Hoover was working on his own biography of Franklin Roosevelt before his death. It has never been published or even released to scholars for inspection because, according to Leuchtenburg, its tone is so strident that it would tarnish Hoover’s reputation more than Roosevelt’s.
Herbert Hoover died on October 20, 1964 in New York City at the age of 90. He was buried back in his native Iowa alongside his wife Lou, who had died in 1944.
Leuchtenburg has penned an interesting biography of a man who was very hard to know. The private side of Hoover was seldom revealed, even to people in his own family. Leuchtenburg tries to shed light on an almost entirely opaque figure.
Hoover was someone who Americans, at least for a while, admired. But they didn’t seem to actually like him. Hoover didn’t want to be liked. He wanted to get things done, but he never could figure out how to get things done as President. When you become President, you have to know how to work with people, not just order them around. Hoover likely came to the White House expecting to do great things, but the Great Depression ended those hopes.
Would Hoover had fared better during a time of prosperity? We don’t know. But, you can only judge Hoover by what he did with the situation he was given.

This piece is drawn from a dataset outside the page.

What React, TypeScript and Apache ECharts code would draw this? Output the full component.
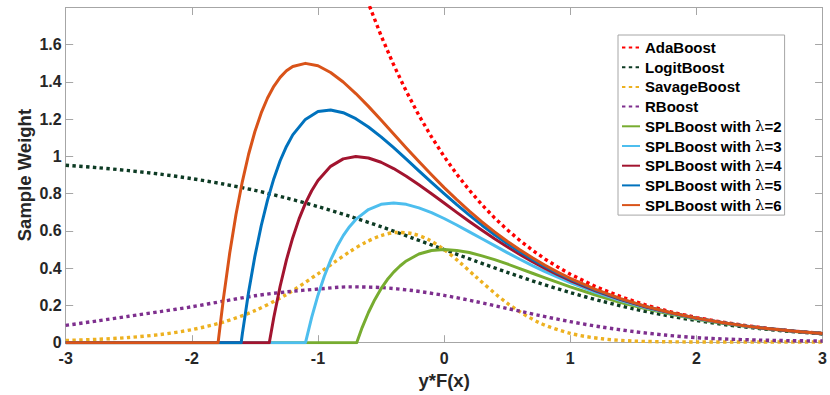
import React, { useEffect, useRef } from "react";
import * as echarts from "echarts";

// ---- data: [y*F(x), sample weight] ----
const adaBoost: number[][] = [
  [-0.7, 2.014], [-0.6, 1.822], [-0.5, 1.649], [-0.4, 1.492], [-0.3, 1.35], [-0.2, 1.221], [-0.1, 1.105],
  [0, 1.0], [0.1, 0.905], [0.2, 0.819], [0.3, 0.741], [0.4, 0.67], [0.5, 0.607], [0.6, 0.549], [0.7, 0.497],
  [0.8, 0.449], [0.9, 0.407], [1.0, 0.368], [1.2, 0.301], [1.4, 0.247], [1.6, 0.202], [1.8, 0.165],
  [2.0, 0.135], [2.2, 0.111], [2.4, 0.091], [2.6, 0.074], [2.8, 0.061], [3.0, 0.05],
];
const logitBoost: number[][] = [
  [-3, 0.953], [-2.75, 0.94], [-2.5, 0.924], [-2.25, 0.905], [-2, 0.881], [-1.75, 0.852], [-1.5, 0.818],
  [-1.25, 0.777], [-1, 0.731], [-0.75, 0.679], [-0.5, 0.623], [-0.25, 0.562], [0, 0.5], [0.25, 0.438],
  [0.5, 0.378], [0.75, 0.321], [1, 0.269], [1.25, 0.223], [1.5, 0.182], [1.75, 0.148], [2, 0.119],
  [2.25, 0.095], [2.5, 0.076], [2.75, 0.06], [3, 0.047],
];
const savageBoost: number[][] = [
  [-3, 0.012], [-2.75, 0.018], [-2.5, 0.028], [-2.25, 0.044], [-2, 0.07], [-1.75, 0.111], [-1.5, 0.172],
  [-1.25, 0.259], [-1, 0.37], [-0.875, 0.43], [-0.75, 0.488], [-0.625, 0.538], [-0.5, 0.575], [-0.375, 0.592],
  [-0.25, 0.585], [-0.125, 0.554], [0, 0.5], [0.125, 0.431], [0.25, 0.355], [0.5, 0.212], [0.75, 0.109],
  [1, 0.05], [1.25, 0.021], [1.5, 0.009], [1.75, 0.005], [2, 0.004], [2.5, 0.004], [3, 0.004],
];
const rBoost: number[][] = [
  [-3, 0.093], [-2.75, 0.117], [-2.5, 0.142], [-2.25, 0.167], [-2, 0.193], [-1.75, 0.223], [-1.5, 0.252],
  [-1.25, 0.273], [-1, 0.288], [-0.75, 0.3], [-0.5, 0.296], [-0.25, 0.28], [0, 0.254], [0.25, 0.221],
  [0.5, 0.184], [0.75, 0.147], [1, 0.113], [1.25, 0.084], [1.5, 0.06], [1.75, 0.041], [2, 0.027],
  [2.25, 0.019], [2.5, 0.014], [2.75, 0.011], [3, 0.009],
];
const splBoost2: number[][] = [
  [-3, 0], [-0.693, 0], [-0.65, 0.081], [-0.6, 0.162], [-0.55, 0.231], [-0.5, 0.29], [-0.45, 0.339],
  [-0.4, 0.379], [-0.35, 0.412], [-0.3, 0.439], [-0.2, 0.476], [-0.1, 0.495], [0, 0.5], [0.1, 0.495],
  [0.2, 0.484], [0.3, 0.466], [0.4, 0.446], [0.5, 0.423], [0.6, 0.398], [0.7, 0.373], [0.8, 0.348],
  [0.9, 0.324], [1.0, 0.3], [1.2, 0.256], [1.4, 0.216], [1.6, 0.182], [1.8, 0.152], [2.0, 0.126],
  [2.2, 0.105], [2.4, 0.087], [2.6, 0.072], [2.8, 0.059], [3.0, 0.049],
];
const splBoost3: number[][] = [
  [-3, 0], [-1.099, 0], [-1.05, 0.136], [-1.0, 0.255], [-0.95, 0.357], [-0.9, 0.443], [-0.85, 0.515],
  [-0.8, 0.575], [-0.75, 0.623], [-0.7, 0.662], [-0.6, 0.715], [-0.5, 0.743], [-0.4, 0.75], [-0.3, 0.743],
  [-0.2, 0.724], [-0.1, 0.698], [0, 0.667], [0.1, 0.632], [0.2, 0.595], [0.3, 0.558], [0.4, 0.521],
  [0.5, 0.484], [0.6, 0.448], [0.7, 0.414], [0.8, 0.382], [0.9, 0.352], [1.0, 0.323], [1.2, 0.271],
  [1.4, 0.226], [1.6, 0.188], [1.8, 0.156], [2.0, 0.129], [2.2, 0.107], [2.4, 0.088], [2.6, 0.073],
  [2.8, 0.06], [3.0, 0.049],
];
const splBoost4: number[][] = [
  [-3, 0], [-1.386, 0], [-1.35, 0.137], [-1.3, 0.303], [-1.25, 0.445], [-1.2, 0.564], [-1.15, 0.665],
  [-1.1, 0.748], [-1.05, 0.816], [-1.0, 0.871], [-0.9, 0.947], [-0.8, 0.987], [-0.7, 1.0], [-0.6, 0.992],
  [-0.5, 0.969], [-0.4, 0.935], [-0.3, 0.894], [-0.2, 0.848], [-0.1, 0.8], [0, 0.75], [0.1, 0.7],
  [0.2, 0.651], [0.3, 0.604], [0.4, 0.558], [0.5, 0.515], [0.6, 0.474], [0.7, 0.435], [0.8, 0.399],
  [0.9, 0.365], [1.0, 0.334], [1.2, 0.279], [1.4, 0.231], [1.6, 0.192], [1.8, 0.159], [2.0, 0.131],
  [2.2, 0.108], [2.4, 0.089], [2.6, 0.073], [2.8, 0.06], [3.0, 0.049],
];
const splBoost5: number[][] = [
  [-3, 0], [-1.609, 0], [-1.6, 0.046], [-1.55, 0.272], [-1.5, 0.465], [-1.45, 0.628], [-1.4, 0.766],
  [-1.35, 0.881], [-1.3, 0.977], [-1.25, 1.054], [-1.2, 1.116], [-1.1, 1.199], [-1.0, 1.241], [-0.9, 1.25],
  [-0.8, 1.235], [-0.7, 1.203], [-0.6, 1.158], [-0.5, 1.105], [-0.4, 1.047], [-0.3, 0.986], [-0.2, 0.923],
  [-0.1, 0.861], [0, 0.8], [0.1, 0.741], [0.2, 0.685], [0.3, 0.631], [0.4, 0.58], [0.5, 0.533], [0.6, 0.489],
  [0.7, 0.447], [0.8, 0.409], [0.9, 0.374], [1.0, 0.341], [1.2, 0.283], [1.4, 0.234], [1.6, 0.194],
  [1.8, 0.16], [2.0, 0.132], [2.2, 0.108], [2.4, 0.089], [2.6, 0.073], [2.8, 0.06], [3.0, 0.049],
];
const splBoost6: number[][] = [
  [-3, 0], [-1.792, 0], [-1.75, 0.235], [-1.7, 0.48], [-1.65, 0.688], [-1.6, 0.864], [-1.55, 1.012],
  [-1.5, 1.134], [-1.45, 1.234], [-1.4, 1.314], [-1.35, 1.377], [-1.3, 1.425], [-1.25, 1.46], [-1.2, 1.483],
  [-1.1, 1.5], [-1.0, 1.487], [-0.9, 1.451], [-0.8, 1.4], [-0.7, 1.338], [-0.6, 1.269], [-0.5, 1.196],
  [-0.4, 1.121], [-0.3, 1.046], [-0.2, 0.973], [-0.1, 0.902], [0, 0.833], [0.1, 0.768], [0.2, 0.707],
  [0.3, 0.649], [0.4, 0.595], [0.5, 0.545], [0.6, 0.499], [0.7, 0.456], [0.8, 0.416], [0.9, 0.379],
  [1.0, 0.345], [1.2, 0.286], [1.4, 0.237], [1.6, 0.195], [1.8, 0.161], [2.0, 0.132], [2.2, 0.109],
  [2.4, 0.089], [2.6, 0.073], [2.8, 0.06], [3.0, 0.049],
];

const seriesNames = [
  "AdaBoost", "LogitBoost", "SavageBoost", "RBoost",
  "SPLBoost with λ=2", "SPLBoost with λ=3", "SPLBoost with λ=4", "SPLBoost with λ=5", "SPLBoost with λ=6",
];
const seriesData = [adaBoost, logitBoost, savageBoost, rBoost, splBoost2, splBoost3, splBoost4, splBoost5, splBoost6];
const seriesColors = ["#ff0000", "#0d3b24", "#edb120", "#7e2f8e", "#77ac30", "#4dbeee", "#a2142f", "#0072bd", "#d95319"];
const dottedFlags = [true, true, true, true, false, false, false, false, false];
const smoothFlags = [false, true, true, true, false, false, false, false, false];

const xTicks = { min: -3, max: 3, interval: 1 };
const yTicks = { min: 0, max: 1.8, interval: 0.2 };

const FONT = "'Liberation Sans', Arial, Helvetica, sans-serif";
const AXIS_COLOR = "#a6a6a6";
const TEXT_COLOR = "#262626";

export default function App() {
  const ref = useRef<HTMLDivElement>(null);
  useEffect(() => {
    if (!ref.current) return;
    const chart = echarts.init(ref.current, undefined, { renderer: "svg" });
    const tickStyle = { show: true, inside: true, length: 7.5, lineStyle: { color: AXIS_COLOR, width: 1 } };
    const lineAxis = { show: true, onZero: false, lineStyle: { color: AXIS_COLOR, width: 1 } };
    const series = seriesNames.map((name, i) => ({
      name,
      type: "line",
      data: seriesData[i],
      showSymbol: false,
      symbol: "none",
      smooth: smoothFlags[i] ? 0.3 : false,
      clip: true,
      color: seriesColors[i],
      lineStyle: {
        color: seriesColors[i],
        width: dottedFlags[i] ? 3.4 : 3,
        type: dottedFlags[i] ? [3.4, 3.4] : "solid",
        cap: "butt",
        join: "round",
      },
      emphasis: { disabled: true },
      z: 2 + i,
    }));
    chart.setOption({
      animation: false,
      backgroundColor: "#ffffff",
      grid: { left: 65.7, right: 6, top: 7.5, bottom: 52.3, containLabel: false },
      xAxis: [
        {
          type: "value",
          position: "bottom",
          ...xTicks,
          axisLine: lineAxis,
          axisTick: tickStyle,
          splitLine: { show: false },
          axisLabel: {
            show: true,
            margin: 8,
            color: TEXT_COLOR,
            fontFamily: FONT,
            fontWeight: "bold",
            fontSize: 16,
          },
          name: "y*F(x)",
          nameLocation: "middle",
          nameGap: 28,
          nameMoveOverlap: false,
          nameTextStyle: { color: TEXT_COLOR, fontFamily: FONT, fontWeight: "bold", fontSize: 18.5 },
        },
        {
          type: "value",
          position: "top",
          ...xTicks,
          axisLine: lineAxis,
          axisTick: tickStyle,
          splitLine: { show: false },
          axisLabel: { show: false },
        },
      ],
      yAxis: [
        {
          type: "value",
          position: "left",
          ...yTicks,
          axisLine: lineAxis,
          axisTick: tickStyle,
          splitLine: { show: false },
          axisLabel: {
            show: true,
            margin: 4,
            color: TEXT_COLOR,
            fontFamily: FONT,
            fontWeight: "bold",
            fontSize: 16,
            formatter: (v: number) => (v > 1.7 ? "" : String(Math.round(v * 10) / 10)),
          },
          name: "Sample Weight",
          nameLocation: "middle",
          nameGap: 32,
          nameMoveOverlap: false,
          nameTextStyle: { color: TEXT_COLOR, fontFamily: FONT, fontWeight: "bold", fontSize: 18.5 },
        },
        {
          type: "value",
          position: "right",
          ...yTicks,
          axisLine: lineAxis,
          axisTick: tickStyle,
          splitLine: { show: false },
          axisLabel: { show: false },
        },
      ],
      legend: {
        show: true,
        orient: "vertical",
        left: 618,
        top: 35,
        padding: [4, 3, 1.5, 3],
        itemWidth: 18,
        itemHeight: 10,
        itemGap: 2.7,
        backgroundColor: "#ffffff",
        borderColor: AXIS_COLOR,
        borderWidth: 1,
        borderRadius: 0,
        selectedMode: false,
        itemStyle: { opacity: 0, borderWidth: 0 },
        data: seriesNames,
        formatter: (name: string) => {
          const k = name.indexOf("λ");
          if (k < 0) return "{t|" + name + "}";
          return "{t|" + name.slice(0, k) + "}{l|λ}{t|" + name.slice(k + 1) + "}";
        },
        textStyle: {
          color: "#000000",
          fontFamily: FONT,
          fontWeight: "bold",
          fontSize: 15,
          lineHeight: 17,
          rich: {
            t: { color: "#000000", fontFamily: FONT, fontWeight: "bold", fontSize: 15, lineHeight: 17 },
            l: { color: "#000000", fontFamily: "'DejaVu Serif', 'Liberation Serif', serif", fontWeight: "normal", fontSize: 15, lineHeight: 17 },
          },
        },
      },
      series,
    });
    return () => chart.dispose();
  }, []);
  return (
    <div
      ref={ref}
      style={{ position: "absolute", left: 0, top: 0, width: 830, height: 395, background: "#fff" }}
    />
  );
}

In a country that was losing hope, Hoover offered almost none.
Please note a correction above marked by strikeout and italic type.
After World War I, Hoover started a research institute at Stanford to study the cause of the war. Since then, the Hoover Institution has become of the one most influential conservative think tanks in the United States, covering all aspects of public policy. Some of its fellows have included Condoleezza Rice, George Shultz, Edwin Meese, Milton Friedman, and Thomas Sowell.
Hoover was the last sitting Cabinet member to be elected President and only the fourth one overall. The other three were James Madison, James Monroe, and John Quincy Adams, all of whom were Secretaries of State.
The only other candidate from the two major parties who attended a Pac-10 university was Barry Goldwater in 1964. Goldwater attended, but did not graduate from the University of Arizona.